By Staff | Sep 28, 2009

The area known as Randell Research Center in Pineland is well known for being the long-time settlement of a Calusa tribe who lived on Pine Island centuries ago and continues to intrigue archeologists. Discovering a total of six mounds in the area known at Brown’s Mound Complex, novice and professional archeologists have spent countless hours digging up information left by the island’s original residents. Most recently, digs were conducted on what is known as Mound 5 located on private property adjacent to the Randell Research Center.

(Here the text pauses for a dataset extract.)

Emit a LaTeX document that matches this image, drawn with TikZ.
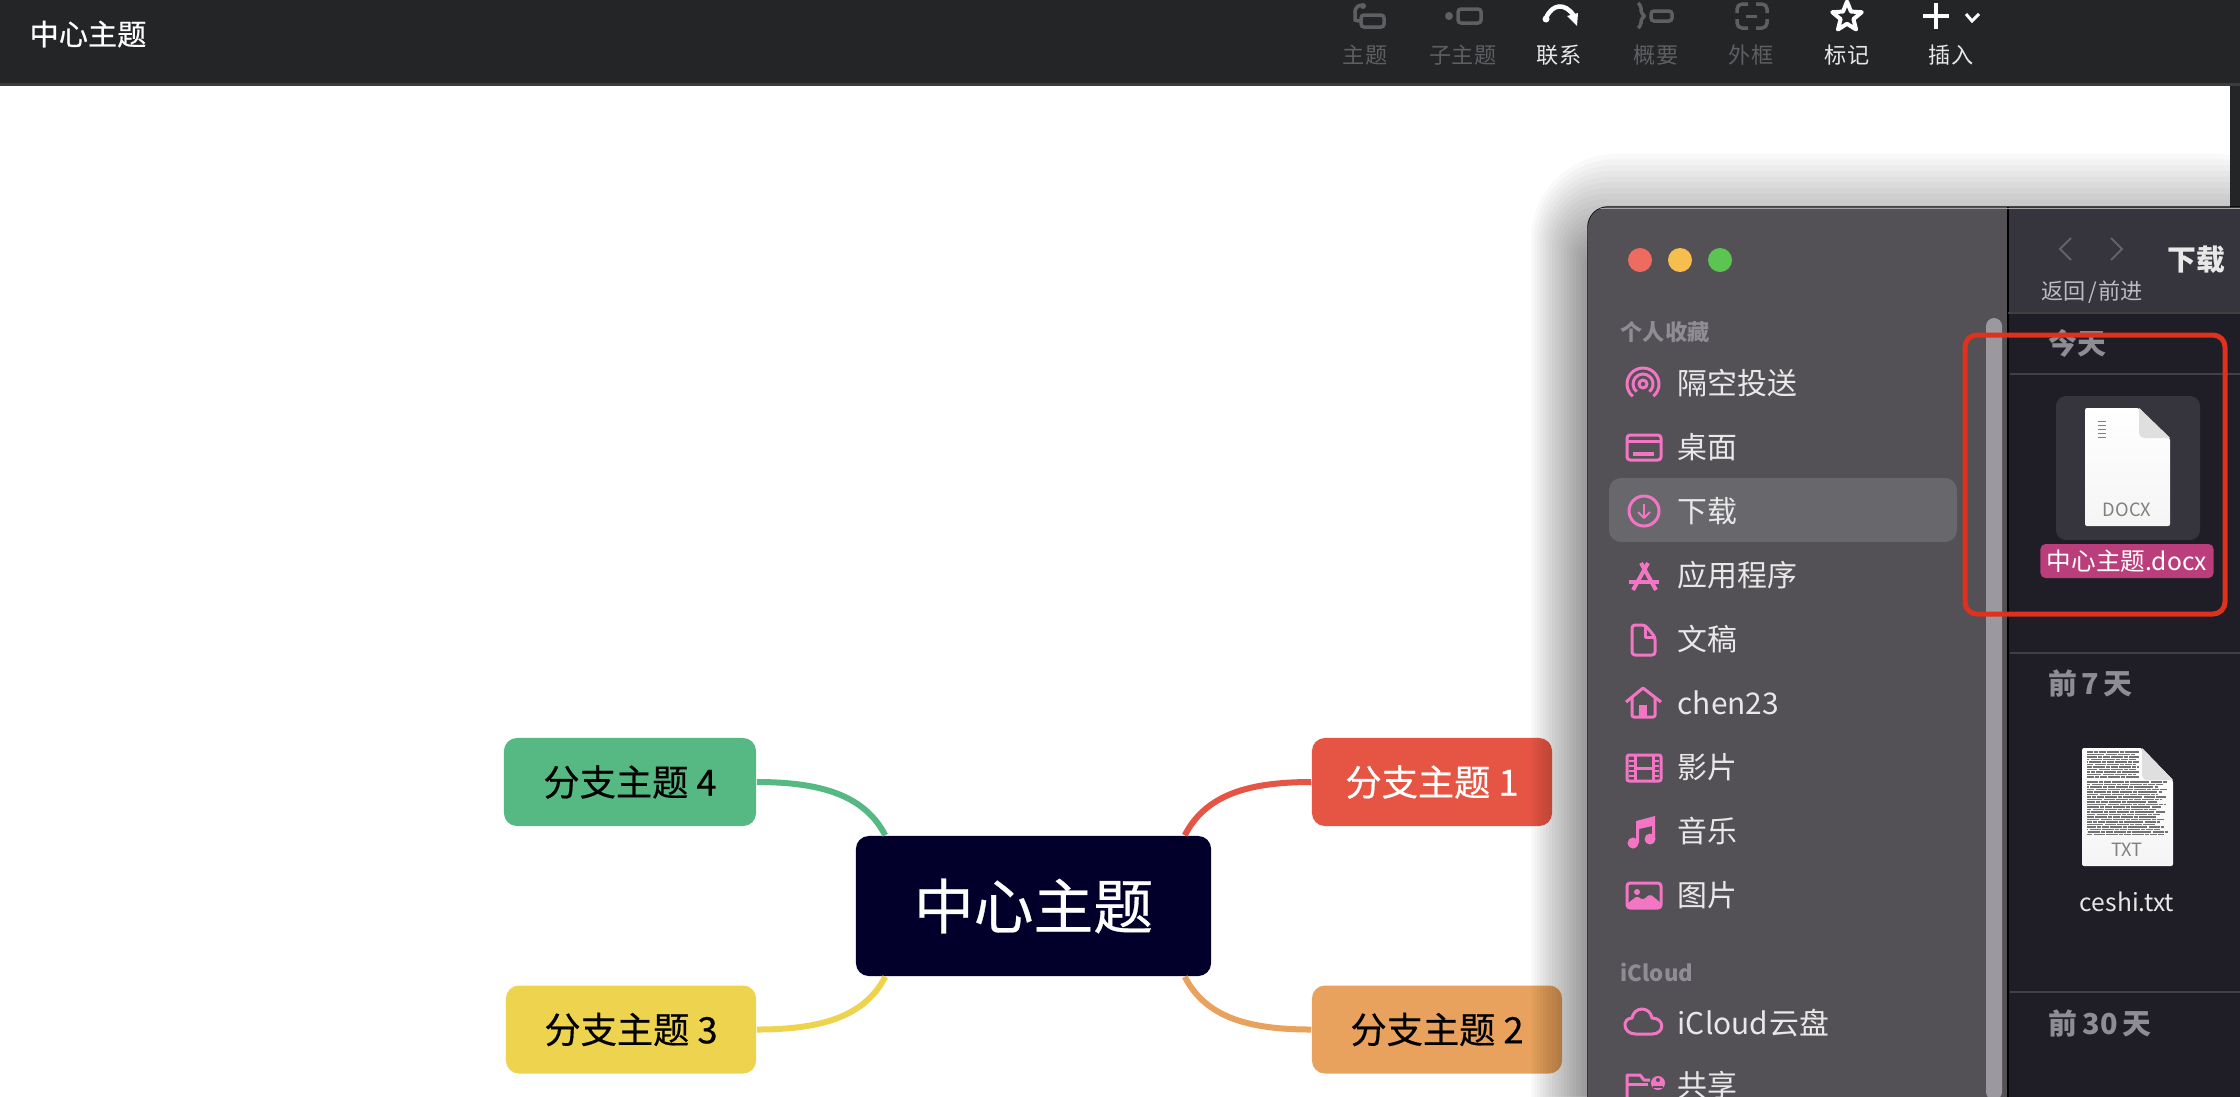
\documentclass[tikz,border=0pt]{standalone}
\usepackage{fontspec}
\setmainfont{Noto Sans CJK SC}
\newfontfamily\mediumfont[FakeBold=0.5]{Noto Sans CJK SC}
\usetikzlibrary{shapes.geometric}
\definecolor{barbg}{HTML}{242527}
\definecolor{barline}{HTML}{3C3C3E}
\definecolor{offgray}{HTML}{5E5F62}
\definecolor{sidebg}{HTML}{535156}
\definecolor{sidehi}{HTML}{68676C}
\definecolor{panebg}{HTML}{1F1D26}
\definecolor{headbg}{HTML}{36343C}
\definecolor{pinkicon}{HTML}{F276C4}
\definecolor{sidetext}{HTML}{E8E8E8}
\definecolor{mutetext}{HTML}{8F8D94}
\definecolor{markred}{HTML}{E0301E}
\definecolor{hubcol}{HTML}{02002A}
\definecolor{redcol}{HTML}{E65444}
\definecolor{orangecol}{HTML}{E8A25D}
\definecolor{yellowcol}{HTML}{EED44E}
\definecolor{greencol}{HTML}{56B984}
\definecolor{scrollcol}{HTML}{9B999F}
\definecolor{filelabel}{HTML}{B93E7B}
\definecolor{closecol}{HTML}{EE6B60}
\definecolor{mincol}{HTML}{F6BE4F}
\definecolor{maxcol}{HTML}{5CC450}
\begin{document}
\begin{tikzpicture}[
    x=0.01cm, y=-0.01cm,
    topic/.style={rounded corners=0.13cm, inner sep=0, minimum height=0.88cm, align=center, font=\mediumfont\fontsize{10.3}{12}\selectfont},
    branch/.style={line width=0.06cm},
    barlabel/.style={font=\fontsize{6.3}{8}\selectfont, text=sidetext},
    barlabeloff/.style={font=\fontsize{6.3}{8}\selectfont, text=offgray},
    baroff/.style={draw=offgray, line width=0.035cm, rounded corners=0.03cm},
    baron/.style={draw=white, line width=0.04cm},
    sideitem/.style={anchor=west, inner sep=0, font=\fontsize{8.5}{10}\selectfont, text=sidetext},
    sidehead/.style={anchor=west, inner sep=0, font=\fontsize{6.3}{8}\selectfont\bfseries, text=mutetext},
    panehead/.style={anchor=west, inner sep=0, font=\fontsize{8.2}{10}\selectfont\bfseries, text=mutetext},
    windot/.style={circle, inner sep=0, minimum size=0.24cm},
    icon/.style={draw=pinkicon, line width=0.03cm, line join=round},
    iconfill/.style={fill=pinkicon},
    rowline/.style={draw=panebg!85!white, line width=0.015cm},
    textline/.style={draw=gray!90!black, line width=0.012cm, dash pattern=on 0.07cm off 0.008cm on 0.12cm off 0.012cm on 0.04cm off 0.008cm}
]
    \clip (0,0) rectangle (2240,1096);
    \fill[white] (0,0) rectangle (2240,1096);

    \node[topic, fill=hubcol, text=white, minimum width=3.55cm, minimum height=1.40cm, font=\mediumfont\fontsize{17}{20}\selectfont] (hub) at (1033.5,906) {中心主题};
    \node[topic, fill=redcol, text=white, minimum width=2.40cm] (topicone) at (1432,782) {分支主题 1};
    \node[topic, fill=orangecol, minimum width=2.50cm] (topictwo) at (1437,1029.5) {分支主题 2};
    \node[topic, fill=yellowcol, minimum width=2.50cm] (topicthree) at (631,1029.5) {分支主题 3};
    \node[topic, fill=greencol, minimum width=2.52cm] (topicfour) at (630,782) {分支主题 4};
    \coordinate (hubone) at ([xshift=-0.27cm]hub.north east);
    \coordinate (hubtwo) at ([xshift=-0.27cm]hub.south east);
    \coordinate (hubthree) at ([xshift=0.30cm]hub.south west);
    \coordinate (hubfour) at ([xshift=0.30cm]hub.north west);
    \draw[branch, redcol] (topicone.west) .. controls +(-62,0) and +(21,-41) .. (hubone);
    \draw[branch, orangecol] (topictwo.west) .. controls +(-62,0) and +(21,41) .. (hubtwo);
    \draw[branch, yellowcol] (topicthree.east) .. controls +(62,0) and +(-21,41) .. (hubthree);
    \draw[branch, greencol] (topicfour.east) .. controls +(62,0) and +(-21,-41) .. (hubfour);

    \foreach \grow in {3,6,...,57} {
        \fill[black, opacity=0.025, rounded corners=\grow*0.015cm] (1588-\grow,262-1.9*\grow) rectangle (2300,1300);
    }

    \fill[barbg] (0,0) rectangle (2240,83);
    \fill[barline] (0,83) rectangle (2240,86);
    \fill[barbg] (2230,86) rectangle (2240,207);
    \node[font=\mediumfont\fontsize{8.3}{10}\selectfont, text=white, inner sep=0] (doctitle) at (88,34) {中心主题};

    \draw[baroff] (1361,15) rectangle (1384,27);
    \draw[baroff] (1362,5) .. controls (1354,6) and (1355,12) .. (1355,17) .. controls (1355,20) and (1357,21) .. (1361,21);
    \fill[offgray] (1363,6) circle (3);
    \node[barlabeloff] (lblsibling) at (1365,55) {主题};
    \fill[offgray] (1449,16) circle (4);
    \draw[baroff] (1458,9) rectangle (1481,23);
    \node[barlabeloff] (lblchild) at (1463,55) {子主题};
    \fill[white] (1546,19) circle (3.5);
    \draw[baron, line width=0.045cm] (1546,18) .. controls (1552,4) and (1565,2) .. (1574,16);
    \fill[white] (1567,16) -- (1578,13) -- (1577,26) -- cycle;
    \node[barlabel] (lbllink) at (1559,55) {联系};
    \draw[baroff, rounded corners=0.02cm] (1638,3) -- (1641,6) -- (1641,13) -- (1645,16) -- (1641,19) -- (1641,25) -- (1638,28);
    \draw[baroff] (1651,11) rectangle (1672,21);
    \node[barlabeloff] (lblsummary) at (1656,55) {概要};
    \draw[baroff, rounded corners=0.05cm] (1748,4) -- (1737,4) -- (1737,13);
    \draw[baroff, rounded corners=0.05cm] (1756,4) -- (1767,4) -- (1767,13);
    \draw[baroff, rounded corners=0.05cm] (1737,19) -- (1737,28) -- (1748,28);
    \draw[baroff, rounded corners=0.05cm] (1767,19) -- (1767,28) -- (1756,28);
    \draw[offgray, line width=0.03cm] (1746,16) -- (1757,16);
    \node[barlabeloff] (lblframe) at (1751,55) {外框};
    \node[star, star points=5, star point ratio=2.3, draw=white, line width=0.04cm, inner sep=0, minimum size=0.31cm, line join=round] (markstar) at (1847,17) {};
    \node[barlabel] (lblmark) at (1847,55) {标记};
    \draw[baron] (1923,16) -- (1949,16);
    \draw[baron] (1936,3) -- (1936,29);
    \draw[baron, line width=0.03cm] (1966,14) -- (1972,21) -- (1979,14);
    \node[barlabel] (lblinsert) at (1951,55) {插入};

    \fill[panebg, draw=black, line width=0.015cm, rounded corners=0.2cm] (1588,207) rectangle (2300,1200);
    \begin{scope}
        \clip[rounded corners=0.2cm] (1588,207) rectangle (2300,1200);
        \fill[sidebg] (1588,207) rectangle (2008,1200);
        \fill[headbg] (2008,207) rectangle (2240,313);
        \fill[black] (2006.5,207) rectangle (2009,1200);
        \fill[black!75] (2008,312) rectangle (2240,314);
        \fill[gray!70] (1590,208) rectangle (2240,209);
    \end{scope}
    \fill[scrollcol, rounded corners=0.08cm] (1986,318) rectangle (2002,1100);
    \draw[rowline] (2010,374) -- (2240,374);
    \draw[rowline] (2010,653) -- (2240,653);
    \draw[rowline] (2010,992) -- (2240,992);

    \fill[sidehi, rounded corners=0.12cm] (1609,478) rectangle (1957,542);
    \node[windot, fill=closecol] (dotclose) at (1640,260) {};
    \node[windot, fill=mincol] (dotmin) at (1680,260) {};
    \node[windot, fill=maxcol] (dotmax) at (1720,260) {};

    \node[sidehead] (favhead) at (1620,332) {个人收藏};
    \node[sideitem] (airdrop) at (1677,383) {隔空投送};
    \node[sideitem] (desktop) at (1677,447) {桌面};
    \node[sideitem] (downloads) at (1677,511) {下载};
    \node[sideitem] (apps) at (1677,575) {应用程序};
    \node[sideitem] (docs) at (1677,639) {文稿};
    \node[sideitem] (home) at (1677,703) {chen23};
    \node[sideitem] (movies) at (1677,767) {影片};
    \node[sideitem] (music) at (1677,831) {音乐};
    \node[sideitem] (photos) at (1677,895) {图片};
    \node[sidehead, font=\fontsize{6.3}{8}\selectfont\bfseries] (cloudhead) at (1620,972) {iCloud};
    \node[sideitem] (clouddrive) at (1677,1023) {iCloud\hspace{0.01cm}云盘};
    \node[sideitem] (shared) at (1677,1085) {共享};

    \draw[icon] (1643,384) ++(130:16) arc (130:410:16);
    \draw[icon] (1643,384) ++(130:10) arc (130:410:10);
    \draw[icon] (1643,384) circle (4);
    \draw[icon, rounded corners=0.03cm] (1627,435) rectangle (1661,460);
    \draw[icon] (1627,441) -- (1661,441);
    \fill[iconfill] (1633,452) rectangle (1654,456);
    \draw[icon] (1644,511) circle (15);
    \draw[icon, line width=0.02cm] (1644,504) -- (1644,518);
    \draw[icon, line width=0.02cm] (1638,512) -- (1644,518) -- (1650,512);
    \draw[icon, line width=0.04cm] (1641,563) -- (1656,590);
    \draw[icon, line width=0.04cm] (1648,563) -- (1633,590);
    \draw[icon, line width=0.04cm] (1629,582) -- (1659,582);
    \draw[icon, rounded corners=0.03cm] (1645,625) -- (1632,625) -- (1632,655) -- (1655,655) -- (1655,637) -- cycle;
    \draw[icon] (1645,625) -- (1645,637) -- (1655,637);
    \draw[icon] (1626,702) -- (1643,688) -- (1661,702);
    \draw[icon, rounded corners=0.02cm] (1632,698) -- (1632,717) -- (1655,717) -- (1655,698);
    \fill[iconfill] (1639,705) rectangle (1647,717);
    \draw[icon, rounded corners=0.02cm] (1627,755) rectangle (1661,781);
    \draw[icon] (1635,755) -- (1635,781);
    \draw[icon] (1653,755) -- (1653,781);
    \draw[icon] (1635,768) -- (1653,768);
    \foreach \rowy in {760,765,770,775} {
        \fill[iconfill] (1629,\rowy) rectangle (1634,\rowy+2);
        \fill[iconfill] (1654,\rowy) rectangle (1659,\rowy+2);
    }
    \fill[iconfill] (1633,843) circle (5.5);
    \fill[iconfill] (1650,839) circle (5.5);
    \fill[iconfill] (1636,843) -- (1636,821) -- (1655,816) -- (1655,839) -- (1652,839) -- (1652,826) -- (1639,829) -- (1639,843) -- cycle;
    \draw[icon, rounded corners=0.03cm] (1627,883) rectangle (1661,908);
    \fill[iconfill] (1637,892) circle (3);
    \fill[iconfill, rounded corners=0.02cm] (1627,908) -- (1627,904) -- (1637,896) -- (1643,900) -- (1650,894) -- (1661,903) -- (1661,908) -- cycle;
    \draw[icon] (1636,1034) .. controls (1622,1034) and (1622,1018) .. (1632,1018) .. controls (1634,1006) and (1650,1006) .. (1652,1018) .. controls (1665,1018) and (1665,1034) .. (1652,1034) -- cycle;
    \draw[icon] (1627,1100) -- (1627,1075) -- (1640,1075) -- (1644,1080) -- (1650,1080);
    \draw[icon] (1627,1084) -- (1648,1084);
    \fill[iconfill] (1658,1083) circle (7);
    \fill[sidebg] (1658,1080) circle (2);
    \fill[sidebg] (1653,1088) rectangle (1663,1086);

    \draw[mutetext!70!black, line width=0.02cm] (2071,238) -- (2060,249) -- (2071,260);
    \draw[mutetext!70!black, line width=0.02cm] (2111,238) -- (2122,249) -- (2111,260);
    \node[anchor=west, inner sep=0, text=sidetext, font=\fontsize{8.2}{10}\selectfont\bfseries] (foldertitle) at (2167,260) {下载};
    \node[anchor=west, inner sep=0, text=mutetext!60!white, font=\fontsize{6.3}{8}\selectfont] (navlabel) at (2041,292) {返回\hspace{0.02cm}/\hspace{0.02cm}前进};
    \node[panehead] (today) at (2048,343) {今天};
    \node[panehead] (lastweek) at (2048,683) {前\hspace{0.04cm}7\hspace{0.04cm}天};
    \node[panehead] (lastmonth) at (2048,1023) {前\hspace{0.05cm}30\hspace{0.05cm}天};

    \fill[headbg, rounded corners=0.1cm] (2056,396) rectangle (2200,540);
    \shade[top color=white, bottom color=gray!8, rounded corners=0.02cm] (2085,408) -- (2139,408) -- (2170,438) -- (2170,526) -- (2085,526) -- cycle;
    \fill[gray!25] (2139,408) -- (2170,438) -- (2146,438) .. controls (2141,438) and (2139,436) .. (2139,431) -- cycle;
    \foreach \rowy in {421,425,429,433,437} {
        \draw[gray, line width=0.008cm] (2098,\rowy) -- (2106,\rowy);
    }
    \node[inner sep=0, text=gray, font=\fontsize{5.2}{6}\selectfont] (docxtag) at (2127,510) {DOCX};
    \node[fill=filelabel, rounded corners=0.05cm, inner sep=0, minimum width=1.73cm, minimum height=0.34cm, text=white, font=\fontsize{7}{8}\selectfont] (docxname) at (2127,561) {中心主题.docx};

    \shade[top color=white, bottom color=gray!8, rounded corners=0.02cm] (2082,748) -- (2142,748) -- (2173,780) -- (2173,866) -- (2082,866) -- cycle;
    \fill[gray!25] (2142,748) -- (2173,780) -- (2148,780) .. controls (2144,780) and (2142,778) .. (2142,774) -- cycle;
    \foreach \rowy in {752,754.5,...,779} {
        \pgfmathsetmacro{\rowend}{2139-mod(\rowy*7,7)}
        \pgfmathsetmacro{\rowskip}{mod(\rowy*3,19)}
        \draw[textline, dash phase=\rowskip*0.01cm] (2087,\rowy) -- (\rowend,\rowy);
    }
    \foreach \rowy in {782,784.5,...,836} {
        \pgfmathsetmacro{\rowend}{2168-mod(\rowy*7,13)}
        \pgfmathsetmacro{\rowskip}{mod(\rowy*3,19)}
        \draw[textline, dash phase=\rowskip*0.01cm] (2087,\rowy) -- (\rowend,\rowy);
    }
    \node[inner sep=0, text=gray, font=\fontsize{5.2}{6}\selectfont] (txttag) at (2127,850) {TXT};
    \node[inner sep=0, text=sidetext, font=\fontsize{7}{8}\selectfont] (txtname) at (2127,902) {ceshi.txt};

    \draw[markred, line width=0.05cm, rounded corners=0.12cm] (1965,335) rectangle (2225,614);
\end{tikzpicture}
\end{document}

“After some initial complications, we proceeded with our investigation by opening a 2 X 2 meter excavation of the northeast side of the mound,” said Michael Wylde, project researcher from Randell Research Center. “The upper layers held a good deal of historic material in the form of glass spice bottles, majolica pottery, fine china, bottle glass, pearl buttons, animal bones, car parts, nails and other metal objects.”
Remnants such as these are typical in many areas like Pine Island as in the early twentieth century, trash pick-up was not available so unwanted materials were deposited in the manner. While these materials had no connection to the ancient Calusa, digging a little deeper proved to uncover remnants of the island’s early inhabitants.
“After excavating to 40 centimeters from the surface, what looked to be intact Calusa hidden material began to be exposed. Dense shell deposits left from food and tool production, charcoal and fish bones in abundance and a variety of indigenous pottery types have been found,” Wylde said. “Initial examination of the pottery shows a diverse collection of types of pottery from Lake Okeechobee, Tampa Bay and St. Johns River basin as well as locally produced wares.”
According to Wylde, it was not unusual for the Calusa to seek out pottery from other areas well as those produced on the island. Sand-tempered Plain and Pineland Plain, were not the best because of the poor quality of the clays available here.
Wylde also said that they have discovered that by the sixteenth century, the Calusa had established wide-ranging contacts for trade and evidence of that was found on Mound 5.
Wylde said that researchers will resume digs on Mound 5 in November. At that time, the staff at Randell Research will be seeking volunteers to aide them in this important work.
“We will be calling on volunteers to help with this dig, however because of the size and location of the site, space is very limited. But we also will be resuming a salvage job which will require additional assistance in November as well. The salvation work is good for those who are less experienced because it requires a lot less paperwork,” said Wylde. “We also have several events planned at the Heritage Trail this season and will also will be needing volunteers to help with those as well.”
The events to take place at the Randell Research Center Heritage Trail this season include The Calusa Blueway Paddling Festival on Oct. 31, the annual 5K Bad to the Bone Run Through History on Jan. 9, Music on the Mounds on Jan. 30 and Calusa Heritage Day scheduled for March 13.